Infrastructural Bottlenecks are Restricting the Growth of Renewable Power

Insufficient supportive grid, transmission and distribution infrastructures in many countries might lead to the delay or cancellations of renewable power plant installations. The transmission and distribution of electricity generated from renewable sources might be affected due to low grid capacity and limited access to the national grid in many regions within the Asia Pacific countries.

Thus, the weak transmission and distribution infrastructure has become a restricting factor in the growth potential of renewable energy.

China Overtook the US as the Largest Investor in Renewable Energy in 2009

China has spent $34.6 billion on renewable energy in 2009, whereas the US spent $18.6 billion – about half of what China has invested. Renewable energy investments were mainly allocated to small hydropower projects, solar power projects, and wind energy projects.

This high level of investments in the country has mainly been driven by stable and long term supportive government policies and easy access to credit. The country aims to produce 8% of its total energy consumption from renewable sources and to achieve this goal; the government has planned to invest another $216 billion in the coming five years for renewable energy development, 170% more than as planned by the US ($80 billion).

Japanese Market is Driven by Kyoto Protocol Targets

According to Kyoto Protocol Japan should reduce its GHG emissions by 6% as compared to 1990 levels during 2008 to 2012. Japanese GHG emissions declined in 2008 due to a decline in energy demand as a result of the global economic slowdown.

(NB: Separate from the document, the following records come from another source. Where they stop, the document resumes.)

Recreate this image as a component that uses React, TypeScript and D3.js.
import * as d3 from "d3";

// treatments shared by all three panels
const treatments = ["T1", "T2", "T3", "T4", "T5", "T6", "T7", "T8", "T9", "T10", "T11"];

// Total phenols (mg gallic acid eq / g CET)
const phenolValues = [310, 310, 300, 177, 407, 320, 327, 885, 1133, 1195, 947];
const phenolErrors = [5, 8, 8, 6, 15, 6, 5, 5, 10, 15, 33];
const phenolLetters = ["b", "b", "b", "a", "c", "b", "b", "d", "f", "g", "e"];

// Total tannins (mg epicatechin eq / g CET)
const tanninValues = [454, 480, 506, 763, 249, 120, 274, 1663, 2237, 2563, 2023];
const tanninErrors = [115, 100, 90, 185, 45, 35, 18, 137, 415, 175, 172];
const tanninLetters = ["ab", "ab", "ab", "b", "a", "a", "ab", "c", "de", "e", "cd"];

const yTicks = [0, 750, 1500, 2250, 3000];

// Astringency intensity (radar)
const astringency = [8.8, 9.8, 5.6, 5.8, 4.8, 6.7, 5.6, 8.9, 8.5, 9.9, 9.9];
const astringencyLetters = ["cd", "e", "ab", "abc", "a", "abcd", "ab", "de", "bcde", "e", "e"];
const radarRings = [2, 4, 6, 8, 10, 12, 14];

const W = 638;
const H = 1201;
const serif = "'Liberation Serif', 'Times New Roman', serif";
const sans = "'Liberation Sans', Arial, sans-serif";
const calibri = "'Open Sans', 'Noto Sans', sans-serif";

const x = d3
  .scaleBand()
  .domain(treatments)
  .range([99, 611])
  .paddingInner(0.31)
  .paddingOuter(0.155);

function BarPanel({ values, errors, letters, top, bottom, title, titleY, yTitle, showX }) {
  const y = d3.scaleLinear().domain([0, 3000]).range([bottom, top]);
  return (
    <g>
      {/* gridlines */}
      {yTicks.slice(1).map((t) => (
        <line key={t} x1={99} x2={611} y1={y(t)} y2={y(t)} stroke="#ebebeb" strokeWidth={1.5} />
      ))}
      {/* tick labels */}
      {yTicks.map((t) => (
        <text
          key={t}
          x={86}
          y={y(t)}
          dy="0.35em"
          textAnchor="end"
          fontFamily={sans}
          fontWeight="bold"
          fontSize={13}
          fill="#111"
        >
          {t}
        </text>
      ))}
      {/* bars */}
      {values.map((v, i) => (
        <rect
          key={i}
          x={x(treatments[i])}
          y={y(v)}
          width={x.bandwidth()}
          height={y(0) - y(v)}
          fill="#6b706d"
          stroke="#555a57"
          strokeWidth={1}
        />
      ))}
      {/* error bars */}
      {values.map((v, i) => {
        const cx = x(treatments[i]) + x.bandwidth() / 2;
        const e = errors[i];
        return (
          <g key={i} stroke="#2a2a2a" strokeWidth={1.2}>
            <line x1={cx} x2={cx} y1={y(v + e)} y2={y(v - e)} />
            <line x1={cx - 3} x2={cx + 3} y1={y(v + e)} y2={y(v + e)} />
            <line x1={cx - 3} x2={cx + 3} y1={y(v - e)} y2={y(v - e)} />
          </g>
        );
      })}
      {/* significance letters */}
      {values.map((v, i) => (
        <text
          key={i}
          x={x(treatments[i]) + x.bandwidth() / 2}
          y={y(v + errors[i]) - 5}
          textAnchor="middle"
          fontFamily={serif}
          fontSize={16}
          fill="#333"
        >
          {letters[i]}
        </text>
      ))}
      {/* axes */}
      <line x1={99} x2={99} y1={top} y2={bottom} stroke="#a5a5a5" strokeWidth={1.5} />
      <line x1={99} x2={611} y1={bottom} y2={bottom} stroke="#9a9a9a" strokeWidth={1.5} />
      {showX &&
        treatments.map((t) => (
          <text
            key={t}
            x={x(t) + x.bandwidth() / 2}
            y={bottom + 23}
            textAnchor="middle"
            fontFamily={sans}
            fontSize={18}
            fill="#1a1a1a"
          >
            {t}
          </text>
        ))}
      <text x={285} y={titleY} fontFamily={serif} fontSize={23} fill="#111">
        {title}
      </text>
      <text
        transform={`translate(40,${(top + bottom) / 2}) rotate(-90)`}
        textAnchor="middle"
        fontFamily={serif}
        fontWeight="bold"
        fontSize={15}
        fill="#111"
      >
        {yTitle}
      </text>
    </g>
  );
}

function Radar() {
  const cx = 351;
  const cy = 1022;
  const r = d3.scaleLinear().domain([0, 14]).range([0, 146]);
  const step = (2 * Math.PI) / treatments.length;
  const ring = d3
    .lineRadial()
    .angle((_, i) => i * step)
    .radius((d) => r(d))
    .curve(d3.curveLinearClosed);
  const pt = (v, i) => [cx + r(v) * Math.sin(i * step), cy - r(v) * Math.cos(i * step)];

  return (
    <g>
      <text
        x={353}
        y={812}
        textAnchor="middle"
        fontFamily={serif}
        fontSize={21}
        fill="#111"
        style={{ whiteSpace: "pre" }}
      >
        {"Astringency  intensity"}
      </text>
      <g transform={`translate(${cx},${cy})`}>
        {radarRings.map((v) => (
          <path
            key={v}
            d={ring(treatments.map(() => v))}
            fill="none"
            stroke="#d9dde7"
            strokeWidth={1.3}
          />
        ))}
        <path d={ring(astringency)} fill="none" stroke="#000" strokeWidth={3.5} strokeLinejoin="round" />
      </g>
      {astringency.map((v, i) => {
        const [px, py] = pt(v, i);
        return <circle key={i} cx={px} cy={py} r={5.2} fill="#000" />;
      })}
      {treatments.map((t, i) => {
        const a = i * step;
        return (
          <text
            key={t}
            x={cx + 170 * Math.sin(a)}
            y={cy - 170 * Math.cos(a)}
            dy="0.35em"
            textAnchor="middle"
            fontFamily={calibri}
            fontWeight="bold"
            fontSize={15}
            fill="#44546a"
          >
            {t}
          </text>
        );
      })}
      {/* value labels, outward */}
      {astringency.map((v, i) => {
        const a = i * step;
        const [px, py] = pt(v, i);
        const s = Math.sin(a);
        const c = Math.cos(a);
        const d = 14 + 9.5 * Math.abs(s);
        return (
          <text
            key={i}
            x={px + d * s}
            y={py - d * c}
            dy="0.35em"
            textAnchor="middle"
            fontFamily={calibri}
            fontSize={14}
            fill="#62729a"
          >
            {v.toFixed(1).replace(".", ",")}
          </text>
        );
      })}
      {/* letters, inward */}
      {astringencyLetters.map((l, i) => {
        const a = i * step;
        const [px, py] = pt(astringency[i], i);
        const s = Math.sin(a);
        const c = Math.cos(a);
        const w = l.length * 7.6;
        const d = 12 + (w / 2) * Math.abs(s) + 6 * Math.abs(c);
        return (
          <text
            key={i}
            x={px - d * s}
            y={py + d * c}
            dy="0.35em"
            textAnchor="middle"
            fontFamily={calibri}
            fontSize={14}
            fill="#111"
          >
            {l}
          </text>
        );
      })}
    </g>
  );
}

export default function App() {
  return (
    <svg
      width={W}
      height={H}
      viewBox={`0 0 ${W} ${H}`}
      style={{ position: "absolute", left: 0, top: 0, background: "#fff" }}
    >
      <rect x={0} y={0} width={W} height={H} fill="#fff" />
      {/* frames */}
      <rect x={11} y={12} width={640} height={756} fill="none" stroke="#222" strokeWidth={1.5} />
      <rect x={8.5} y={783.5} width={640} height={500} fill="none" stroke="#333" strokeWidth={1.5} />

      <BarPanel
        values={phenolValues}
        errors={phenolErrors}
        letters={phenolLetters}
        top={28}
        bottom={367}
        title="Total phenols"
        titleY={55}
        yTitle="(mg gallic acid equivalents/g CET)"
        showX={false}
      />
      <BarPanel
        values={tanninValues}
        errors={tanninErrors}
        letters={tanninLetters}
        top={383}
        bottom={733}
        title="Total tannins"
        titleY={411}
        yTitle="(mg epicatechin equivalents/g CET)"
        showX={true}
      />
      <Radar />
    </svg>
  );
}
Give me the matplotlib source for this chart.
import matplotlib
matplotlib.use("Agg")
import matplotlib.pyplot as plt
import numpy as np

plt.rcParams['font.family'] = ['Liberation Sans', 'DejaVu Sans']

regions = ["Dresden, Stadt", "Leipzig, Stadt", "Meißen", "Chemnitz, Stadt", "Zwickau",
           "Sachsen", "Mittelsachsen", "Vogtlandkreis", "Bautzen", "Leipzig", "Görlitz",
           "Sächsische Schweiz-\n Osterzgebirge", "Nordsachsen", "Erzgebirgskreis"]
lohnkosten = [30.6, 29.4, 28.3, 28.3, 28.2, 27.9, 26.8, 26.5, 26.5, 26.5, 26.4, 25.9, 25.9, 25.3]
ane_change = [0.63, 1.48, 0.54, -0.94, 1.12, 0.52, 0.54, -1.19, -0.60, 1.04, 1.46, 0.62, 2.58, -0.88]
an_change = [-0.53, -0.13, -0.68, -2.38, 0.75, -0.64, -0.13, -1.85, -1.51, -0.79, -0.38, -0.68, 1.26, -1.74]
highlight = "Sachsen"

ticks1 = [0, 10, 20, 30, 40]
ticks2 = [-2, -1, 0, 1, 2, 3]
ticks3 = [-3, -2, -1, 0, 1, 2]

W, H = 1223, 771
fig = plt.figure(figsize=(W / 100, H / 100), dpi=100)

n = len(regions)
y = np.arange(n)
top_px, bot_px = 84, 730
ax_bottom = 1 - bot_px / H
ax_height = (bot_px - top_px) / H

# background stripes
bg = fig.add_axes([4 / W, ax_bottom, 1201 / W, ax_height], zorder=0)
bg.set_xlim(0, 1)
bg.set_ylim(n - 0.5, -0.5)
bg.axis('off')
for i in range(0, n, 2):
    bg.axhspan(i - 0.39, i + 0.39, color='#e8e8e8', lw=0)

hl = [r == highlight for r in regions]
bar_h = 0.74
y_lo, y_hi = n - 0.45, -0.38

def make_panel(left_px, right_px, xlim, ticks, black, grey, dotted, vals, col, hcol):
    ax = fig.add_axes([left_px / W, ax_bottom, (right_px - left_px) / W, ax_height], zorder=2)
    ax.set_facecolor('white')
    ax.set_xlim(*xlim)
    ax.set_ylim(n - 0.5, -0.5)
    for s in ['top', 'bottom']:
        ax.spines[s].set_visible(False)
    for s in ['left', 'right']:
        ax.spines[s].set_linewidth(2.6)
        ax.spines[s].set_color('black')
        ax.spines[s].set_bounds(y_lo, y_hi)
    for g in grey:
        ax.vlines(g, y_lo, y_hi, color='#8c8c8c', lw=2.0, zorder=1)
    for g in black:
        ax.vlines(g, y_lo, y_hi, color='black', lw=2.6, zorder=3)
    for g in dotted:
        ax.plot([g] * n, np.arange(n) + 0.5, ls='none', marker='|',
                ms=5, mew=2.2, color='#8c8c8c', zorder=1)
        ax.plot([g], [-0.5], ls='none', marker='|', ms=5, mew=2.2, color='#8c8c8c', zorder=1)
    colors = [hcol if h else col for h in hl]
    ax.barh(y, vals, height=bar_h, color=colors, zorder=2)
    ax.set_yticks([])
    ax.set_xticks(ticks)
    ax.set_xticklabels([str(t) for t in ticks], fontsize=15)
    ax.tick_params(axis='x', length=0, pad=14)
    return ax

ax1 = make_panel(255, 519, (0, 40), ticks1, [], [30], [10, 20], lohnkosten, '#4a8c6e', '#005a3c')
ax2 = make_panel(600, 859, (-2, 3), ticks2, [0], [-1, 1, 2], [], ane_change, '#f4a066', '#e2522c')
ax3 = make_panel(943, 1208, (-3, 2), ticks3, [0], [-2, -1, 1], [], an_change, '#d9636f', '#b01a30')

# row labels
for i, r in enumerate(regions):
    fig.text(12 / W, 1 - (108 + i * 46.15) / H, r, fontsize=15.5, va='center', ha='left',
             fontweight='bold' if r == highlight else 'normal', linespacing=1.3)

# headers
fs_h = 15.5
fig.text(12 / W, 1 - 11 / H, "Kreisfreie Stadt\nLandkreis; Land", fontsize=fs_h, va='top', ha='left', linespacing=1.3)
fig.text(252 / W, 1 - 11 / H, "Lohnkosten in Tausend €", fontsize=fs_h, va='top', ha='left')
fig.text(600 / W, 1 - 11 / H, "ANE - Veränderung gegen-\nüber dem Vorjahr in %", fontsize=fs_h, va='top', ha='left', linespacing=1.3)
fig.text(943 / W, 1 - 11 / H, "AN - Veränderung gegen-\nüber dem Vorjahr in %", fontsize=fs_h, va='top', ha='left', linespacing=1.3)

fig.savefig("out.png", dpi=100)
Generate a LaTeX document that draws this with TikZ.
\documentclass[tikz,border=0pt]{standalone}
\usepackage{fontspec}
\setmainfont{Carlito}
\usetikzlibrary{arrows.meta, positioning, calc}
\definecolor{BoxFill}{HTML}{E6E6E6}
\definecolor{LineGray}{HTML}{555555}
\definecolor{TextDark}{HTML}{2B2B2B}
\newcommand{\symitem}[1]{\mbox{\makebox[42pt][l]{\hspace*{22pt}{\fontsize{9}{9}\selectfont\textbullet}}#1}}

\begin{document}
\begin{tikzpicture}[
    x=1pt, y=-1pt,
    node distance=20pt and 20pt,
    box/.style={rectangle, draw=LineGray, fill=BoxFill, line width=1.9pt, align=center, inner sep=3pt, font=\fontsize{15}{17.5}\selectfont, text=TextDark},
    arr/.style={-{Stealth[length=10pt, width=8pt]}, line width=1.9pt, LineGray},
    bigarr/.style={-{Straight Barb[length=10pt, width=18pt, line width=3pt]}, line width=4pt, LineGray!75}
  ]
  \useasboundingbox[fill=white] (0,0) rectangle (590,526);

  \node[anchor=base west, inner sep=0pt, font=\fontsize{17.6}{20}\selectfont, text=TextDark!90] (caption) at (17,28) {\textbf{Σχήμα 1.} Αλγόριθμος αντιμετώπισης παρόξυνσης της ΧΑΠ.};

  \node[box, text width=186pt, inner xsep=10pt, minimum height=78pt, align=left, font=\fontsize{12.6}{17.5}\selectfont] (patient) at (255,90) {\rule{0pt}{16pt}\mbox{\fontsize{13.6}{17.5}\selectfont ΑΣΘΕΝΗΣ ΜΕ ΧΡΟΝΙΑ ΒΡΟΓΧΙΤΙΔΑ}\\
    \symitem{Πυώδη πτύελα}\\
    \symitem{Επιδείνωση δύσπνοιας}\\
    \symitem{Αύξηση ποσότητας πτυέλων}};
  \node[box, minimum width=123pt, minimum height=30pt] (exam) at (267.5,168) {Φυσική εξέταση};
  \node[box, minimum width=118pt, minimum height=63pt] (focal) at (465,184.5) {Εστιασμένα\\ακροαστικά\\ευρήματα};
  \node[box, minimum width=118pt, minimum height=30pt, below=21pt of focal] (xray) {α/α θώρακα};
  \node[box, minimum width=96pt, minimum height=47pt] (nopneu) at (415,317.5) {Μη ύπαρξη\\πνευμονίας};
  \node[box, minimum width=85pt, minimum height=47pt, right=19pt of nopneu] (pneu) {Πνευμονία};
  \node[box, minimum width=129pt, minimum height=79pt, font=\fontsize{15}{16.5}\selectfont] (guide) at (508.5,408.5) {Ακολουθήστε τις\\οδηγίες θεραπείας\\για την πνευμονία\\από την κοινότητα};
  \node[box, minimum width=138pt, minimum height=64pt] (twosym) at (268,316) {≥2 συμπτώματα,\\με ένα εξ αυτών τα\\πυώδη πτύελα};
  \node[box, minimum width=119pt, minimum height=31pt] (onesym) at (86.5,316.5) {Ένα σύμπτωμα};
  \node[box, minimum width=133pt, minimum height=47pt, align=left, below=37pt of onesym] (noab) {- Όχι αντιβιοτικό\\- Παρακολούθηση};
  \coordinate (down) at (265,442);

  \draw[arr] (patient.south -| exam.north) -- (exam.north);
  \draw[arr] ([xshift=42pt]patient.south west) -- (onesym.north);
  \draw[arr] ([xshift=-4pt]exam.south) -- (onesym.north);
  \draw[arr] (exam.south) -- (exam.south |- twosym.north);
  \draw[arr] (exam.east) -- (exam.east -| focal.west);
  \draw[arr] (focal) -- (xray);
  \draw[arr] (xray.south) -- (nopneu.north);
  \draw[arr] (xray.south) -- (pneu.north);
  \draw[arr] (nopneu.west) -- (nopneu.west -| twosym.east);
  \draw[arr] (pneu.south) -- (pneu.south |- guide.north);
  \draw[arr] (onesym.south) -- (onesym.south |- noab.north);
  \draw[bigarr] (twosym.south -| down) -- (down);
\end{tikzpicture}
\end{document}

Japan is promoting the use and generation of renewable energy sources in an attempt to achieve its Kyoto Protocol targets. The government passed a bill in March 2010 that increased their targets to a 25% reduction in emissions by 2020 and 50% by 2050 through the promotion of renewable energy, nuclear power, and carbon taxes.

India is Looking at Renewable Energy to Bridge the Demand Supply Gap

India’s peak power electricity capacity deficit in 2009 was as high as 11.9% while this is expected to widen in 2010 to reach more than 12.5%. This power shortage also encourages electricity thefts which further worsens the condition.

This will pose a need for diversification in the country’s energy generation profile to include other sources such as nuclear, small hydro, solar, wind energy and other renewable sources. This will boost the renewable power industry in India.

Extended Renewable Energy Targets (RET) will drive Australian Renewable Power

RET was first introduced in 2001 with the target of generating 2% of energy from renewable sources. This was revised to 20% of energy from renewable sources in 2007 to reduce the effect of a decline in Renewable Energy Certificates (REC) prices and to enhance the focus on renewable power development.

RET has been further revised and will be effective from January 2011. According to the revised RET; the country will generate 45 TWh of electricity from renewable sources by 2020. These RETs will drive investment in the renewable energy sector in Australia and lead to the growth of the industry in long term.

Geothermal will Lead Growth in Renewable Energy Sector in Indonesia

The government is accelerating the utilization of geothermal resources to promote investment in cleaner energy solutions. The country has set a mandate that geothermal should contribute at least 5% to the nation’s electricity by 2025.

Geothermal energy in Indonesia has also attracted investments from many US companies and international bodies which are expected to grow with policy incentives. The World Bank is providing a $400 million in funding to develop the country’s geothermal energy as part of its $40 billion initiative to develop low-carbon growth projects globally.